— Supplied information —
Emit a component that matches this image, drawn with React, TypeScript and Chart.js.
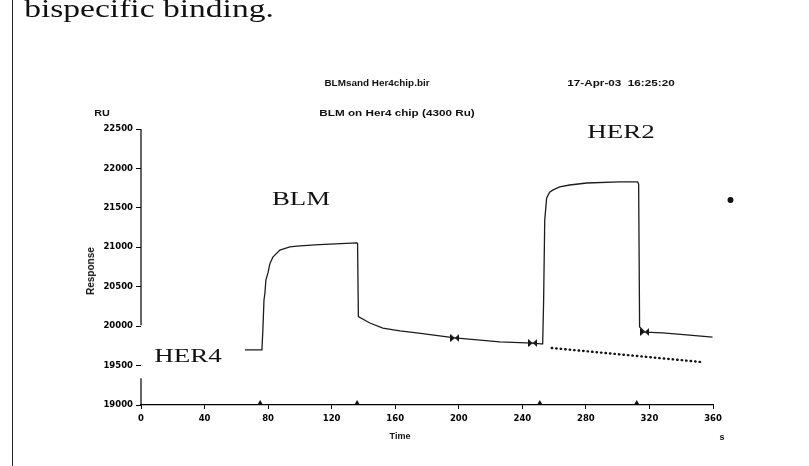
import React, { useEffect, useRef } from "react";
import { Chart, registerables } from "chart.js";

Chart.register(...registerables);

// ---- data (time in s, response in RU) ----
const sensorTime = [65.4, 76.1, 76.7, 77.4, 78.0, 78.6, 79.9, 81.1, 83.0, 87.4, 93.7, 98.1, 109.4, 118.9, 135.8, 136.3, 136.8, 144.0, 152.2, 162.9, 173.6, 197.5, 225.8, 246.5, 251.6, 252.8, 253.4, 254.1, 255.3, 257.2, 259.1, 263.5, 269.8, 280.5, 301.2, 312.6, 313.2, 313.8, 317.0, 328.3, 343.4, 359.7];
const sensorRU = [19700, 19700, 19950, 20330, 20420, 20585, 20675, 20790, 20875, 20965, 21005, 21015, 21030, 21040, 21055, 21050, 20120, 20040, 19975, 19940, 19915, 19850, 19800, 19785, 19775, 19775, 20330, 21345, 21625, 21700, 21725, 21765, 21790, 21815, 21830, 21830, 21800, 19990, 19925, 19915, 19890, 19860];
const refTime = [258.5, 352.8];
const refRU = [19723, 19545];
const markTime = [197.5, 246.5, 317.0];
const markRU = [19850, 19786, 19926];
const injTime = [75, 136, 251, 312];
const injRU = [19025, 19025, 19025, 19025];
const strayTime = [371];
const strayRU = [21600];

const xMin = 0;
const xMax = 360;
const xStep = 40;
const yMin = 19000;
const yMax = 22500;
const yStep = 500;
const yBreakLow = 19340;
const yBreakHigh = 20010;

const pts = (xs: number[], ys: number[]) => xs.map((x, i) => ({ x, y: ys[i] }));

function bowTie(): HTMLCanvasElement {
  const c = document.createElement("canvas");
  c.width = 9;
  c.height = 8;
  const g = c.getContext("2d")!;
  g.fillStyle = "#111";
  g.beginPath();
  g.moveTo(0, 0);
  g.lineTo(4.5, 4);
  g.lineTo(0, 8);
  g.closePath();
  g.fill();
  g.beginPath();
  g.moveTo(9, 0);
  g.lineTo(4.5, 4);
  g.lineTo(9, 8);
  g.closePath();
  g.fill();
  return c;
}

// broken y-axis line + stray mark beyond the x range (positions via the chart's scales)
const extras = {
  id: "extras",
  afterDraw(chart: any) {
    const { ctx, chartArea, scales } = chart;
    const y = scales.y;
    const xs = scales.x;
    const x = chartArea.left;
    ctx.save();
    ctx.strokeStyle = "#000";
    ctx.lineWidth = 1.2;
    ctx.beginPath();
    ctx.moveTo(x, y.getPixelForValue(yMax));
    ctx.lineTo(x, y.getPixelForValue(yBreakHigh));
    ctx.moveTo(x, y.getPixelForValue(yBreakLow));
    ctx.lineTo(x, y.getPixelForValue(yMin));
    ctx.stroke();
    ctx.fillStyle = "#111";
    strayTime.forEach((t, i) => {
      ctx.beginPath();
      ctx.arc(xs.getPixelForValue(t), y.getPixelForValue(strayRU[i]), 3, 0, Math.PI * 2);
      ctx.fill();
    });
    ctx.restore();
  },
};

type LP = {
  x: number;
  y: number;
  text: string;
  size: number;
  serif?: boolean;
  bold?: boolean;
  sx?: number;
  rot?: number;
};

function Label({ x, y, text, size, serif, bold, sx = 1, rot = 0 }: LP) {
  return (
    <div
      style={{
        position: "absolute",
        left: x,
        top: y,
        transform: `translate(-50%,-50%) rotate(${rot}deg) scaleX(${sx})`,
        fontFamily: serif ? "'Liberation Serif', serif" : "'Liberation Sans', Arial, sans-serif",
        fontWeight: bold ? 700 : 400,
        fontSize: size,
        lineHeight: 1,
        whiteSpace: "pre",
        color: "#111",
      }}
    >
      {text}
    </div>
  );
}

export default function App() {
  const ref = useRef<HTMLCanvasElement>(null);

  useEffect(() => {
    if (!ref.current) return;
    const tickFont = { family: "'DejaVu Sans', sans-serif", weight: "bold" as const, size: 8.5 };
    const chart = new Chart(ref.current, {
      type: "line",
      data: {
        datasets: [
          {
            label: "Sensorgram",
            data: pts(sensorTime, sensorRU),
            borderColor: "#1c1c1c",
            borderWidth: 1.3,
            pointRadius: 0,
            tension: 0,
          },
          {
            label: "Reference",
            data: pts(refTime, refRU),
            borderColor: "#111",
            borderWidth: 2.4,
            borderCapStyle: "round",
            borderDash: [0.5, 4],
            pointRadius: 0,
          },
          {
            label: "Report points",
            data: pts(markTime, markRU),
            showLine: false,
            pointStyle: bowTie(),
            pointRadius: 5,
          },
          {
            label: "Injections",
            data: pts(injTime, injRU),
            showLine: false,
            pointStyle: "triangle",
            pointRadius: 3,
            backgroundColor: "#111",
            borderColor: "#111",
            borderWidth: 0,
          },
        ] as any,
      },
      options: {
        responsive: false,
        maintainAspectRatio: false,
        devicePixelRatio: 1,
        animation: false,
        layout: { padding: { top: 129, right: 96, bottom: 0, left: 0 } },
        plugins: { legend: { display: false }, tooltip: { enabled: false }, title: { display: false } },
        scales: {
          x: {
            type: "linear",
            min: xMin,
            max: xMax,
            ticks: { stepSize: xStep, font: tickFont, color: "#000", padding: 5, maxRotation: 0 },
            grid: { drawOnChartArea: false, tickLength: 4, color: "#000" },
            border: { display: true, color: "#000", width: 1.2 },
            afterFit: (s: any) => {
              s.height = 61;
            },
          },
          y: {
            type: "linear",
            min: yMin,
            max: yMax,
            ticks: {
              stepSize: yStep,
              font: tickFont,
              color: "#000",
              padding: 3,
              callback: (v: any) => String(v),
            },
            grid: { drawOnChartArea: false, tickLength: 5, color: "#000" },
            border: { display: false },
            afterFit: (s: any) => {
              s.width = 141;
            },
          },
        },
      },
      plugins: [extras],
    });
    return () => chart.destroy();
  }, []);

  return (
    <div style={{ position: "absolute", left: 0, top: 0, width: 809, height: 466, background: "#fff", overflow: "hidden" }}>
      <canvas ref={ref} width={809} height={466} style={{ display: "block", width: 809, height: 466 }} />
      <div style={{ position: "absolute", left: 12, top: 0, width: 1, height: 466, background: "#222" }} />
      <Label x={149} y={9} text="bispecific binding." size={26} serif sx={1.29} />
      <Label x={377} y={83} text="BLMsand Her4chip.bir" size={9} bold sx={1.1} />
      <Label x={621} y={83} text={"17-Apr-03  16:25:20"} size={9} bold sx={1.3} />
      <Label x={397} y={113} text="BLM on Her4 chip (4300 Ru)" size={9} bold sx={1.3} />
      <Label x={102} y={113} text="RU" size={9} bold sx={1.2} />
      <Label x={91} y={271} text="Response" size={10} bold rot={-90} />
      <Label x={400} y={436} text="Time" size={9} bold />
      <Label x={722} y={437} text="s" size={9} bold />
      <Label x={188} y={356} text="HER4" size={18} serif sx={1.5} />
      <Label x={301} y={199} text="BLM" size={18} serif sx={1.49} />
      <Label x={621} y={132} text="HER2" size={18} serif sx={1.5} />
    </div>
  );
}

— Task requirements —
Restate the whole listing above exactly, please, omitting every image.

— Written response —
Emit a component that matches this image, drawn with React, TypeScript and Chart.js.
import React, { useEffect, useRef } from "react";
import { Chart, registerables } from "chart.js";

Chart.register(...registerables);

// ---- data (time in s, response in RU) ----
const sensorTime = [65.4, 76.1, 76.7, 77.4, 78.0, 78.6, 79.9, 81.1, 83.0, 87.4, 93.7, 98.1, 109.4, 118.9, 135.8, 136.3, 136.8, 144.0, 152.2, 162.9, 173.6, 197.5, 225.8, 246.5, 251.6, 252.8, 253.4, 254.1, 255.3, 257.2, 259.1, 263.5, 269.8, 280.5, 301.2, 312.6, 313.2, 313.8, 317.0, 328.3, 343.4, 359.7];
const sensorRU = [19700, 19700, 19950, 20330, 20420, 20585, 20675, 20790, 20875, 20965, 21005, 21015, 21030, 21040, 21055, 21050, 20120, 20040, 19975, 19940, 19915, 19850, 19800, 19785, 19775, 19775, 20330, 21345, 21625, 21700, 21725, 21765, 21790, 21815, 21830, 21830, 21800, 19990, 19925, 19915, 19890, 19860];
const refTime = [258.5, 352.8];
const refRU = [19723, 19545];
const markTime = [197.5, 246.5, 317.0];
const markRU = [19850, 19786, 19926];
const injTime = [75, 136, 251, 312];
const injRU = [19025, 19025, 19025, 19025];
const strayTime = [371];
const strayRU = [21600];

const xMin = 0;
const xMax = 360;
const xStep = 40;
const yMin = 19000;
const yMax = 22500;
const yStep = 500;
const yBreakLow = 19340;
const yBreakHigh = 20010;

const pts = (xs: number[], ys: number[]) => xs.map((x, i) => ({ x, y: ys[i] }));

function bowTie(): HTMLCanvasElement {
  const c = document.createElement("canvas");
  c.width = 9;
  c.height = 8;
  const g = c.getContext("2d")!;
  g.fillStyle = "#111";
  g.beginPath();
  g.moveTo(0, 0);
  g.lineTo(4.5, 4);
  g.lineTo(0, 8);
  g.closePath();
  g.fill();
  g.beginPath();
  g.moveTo(9, 0);
  g.lineTo(4.5, 4);
  g.lineTo(9, 8);
  g.closePath();
  g.fill();
  return c;
}

// broken y-axis line + stray mark beyond the x range (positions via the chart's scales)
const extras = {
  id: "extras",
  afterDraw(chart: any) {
    const { ctx, chartArea, scales } = chart;
    const y = scales.y;
    const xs = scales.x;
    const x = chartArea.left;
    ctx.save();
    ctx.strokeStyle = "#000";
    ctx.lineWidth = 1.2;
    ctx.beginPath();
    ctx.moveTo(x, y.getPixelForValue(yMax));
    ctx.lineTo(x, y.getPixelForValue(yBreakHigh));
    ctx.moveTo(x, y.getPixelForValue(yBreakLow));
    ctx.lineTo(x, y.getPixelForValue(yMin));
    ctx.stroke();
    ctx.fillStyle = "#111";
    strayTime.forEach((t, i) => {
      ctx.beginPath();
      ctx.arc(xs.getPixelForValue(t), y.getPixelForValue(strayRU[i]), 3, 0, Math.PI * 2);
      ctx.fill();
    });
    ctx.restore();
  },
};

type LP = {
  x: number;
  y: number;
  text: string;
  size: number;
  serif?: boolean;
  bold?: boolean;
  sx?: number;
  rot?: number;
};

function Label({ x, y, text, size, serif, bold, sx = 1, rot = 0 }: LP) {
  return (
    <div
      style={{
        position: "absolute",
        left: x,
        top: y,
        transform: `translate(-50%,-50%) rotate(${rot}deg) scaleX(${sx})`,
        fontFamily: serif ? "'Liberation Serif', serif" : "'Liberation Sans', Arial, sans-serif",
        fontWeight: bold ? 700 : 400,
        fontSize: size,
        lineHeight: 1,
        whiteSpace: "pre",
        color: "#111",
      }}
    >
      {text}
    </div>
  );
}

export default function App() {
  const ref = useRef<HTMLCanvasElement>(null);

  useEffect(() => {
    if (!ref.current) return;
    const tickFont = { family: "'DejaVu Sans', sans-serif", weight: "bold" as const, size: 8.5 };
    const chart = new Chart(ref.current, {
      type: "line",
      data: {
        datasets: [
          {
            label: "Sensorgram",
            data: pts(sensorTime, sensorRU),
            borderColor: "#1c1c1c",
            borderWidth: 1.3,
            pointRadius: 0,
            tension: 0,
          },
          {
            label: "Reference",
            data: pts(refTime, refRU),
            borderColor: "#111",
            borderWidth: 2.4,
            borderCapStyle: "round",
            borderDash: [0.5, 4],
            pointRadius: 0,
          },
          {
            label: "Report points",
            data: pts(markTime, markRU),
            showLine: false,
            pointStyle: bowTie(),
            pointRadius: 5,
          },
          {
            label: "Injections",
            data: pts(injTime, injRU),
            showLine: false,
            pointStyle: "triangle",
            pointRadius: 3,
            backgroundColor: "#111",
            borderColor: "#111",
            borderWidth: 0,
          },
        ] as any,
      },
      options: {
        responsive: false,
        maintainAspectRatio: false,
        devicePixelRatio: 1,
        animation: false,
        layout: { padding: { top: 129, right: 96, bottom: 0, left: 0 } },
        plugins: { legend: { display: false }, tooltip: { enabled: false }, title: { display: false } },
        scales: {
          x: {
            type: "linear",
            min: xMin,
            max: xMax,
            ticks: { stepSize: xStep, font: tickFont, color: "#000", padding: 5, maxRotation: 0 },
            grid: { drawOnChartArea: false, tickLength: 4, color: "#000" },
            border: { display: true, color: "#000", width: 1.2 },
            afterFit: (s: any) => {
              s.height = 61;
            },
          },
          y: {
            type: "linear",
            min: yMin,
            max: yMax,
            ticks: {
              stepSize: yStep,
              font: tickFont,
              color: "#000",
              padding: 3,
              callback: (v: any) => String(v),
            },
            grid: { drawOnChartArea: false, tickLength: 5, color: "#000" },
            border: { display: false },
            afterFit: (s: any) => {
              s.width = 141;
            },
          },
        },
      },
      plugins: [extras],
    });
    return () => chart.destroy();
  }, []);

  return (
    <div style={{ position: "absolute", left: 0, top: 0, width: 809, height: 466, background: "#fff", overflow: "hidden" }}>
      <canvas ref={ref} width={809} height={466} style={{ display: "block", width: 809, height: 466 }} />
      <div style={{ position: "absolute", left: 12, top: 0, width: 1, height: 466, background: "#222" }} />
      <Label x={149} y={9} text="bispecific binding." size={26} serif sx={1.29} />
      <Label x={377} y={83} text="BLMsand Her4chip.bir" size={9} bold sx={1.1} />
      <Label x={621} y={83} text={"17-Apr-03  16:25:20"} size={9} bold sx={1.3} />
      <Label x={397} y={113} text="BLM on Her4 chip (4300 Ru)" size={9} bold sx={1.3} />
      <Label x={102} y={113} text="RU" size={9} bold sx={1.2} />
      <Label x={91} y={271} text="Response" size={10} bold rot={-90} />
      <Label x={400} y={436} text="Time" size={9} bold />
      <Label x={722} y={437} text="s" size={9} bold />
      <Label x={188} y={356} text="HER4" size={18} serif sx={1.5} />
      <Label x={301} y={199} text="BLM" size={18} serif sx={1.49} />
      <Label x={621} y={132} text="HER2" size={18} serif sx={1.5} />
    </div>
  );
}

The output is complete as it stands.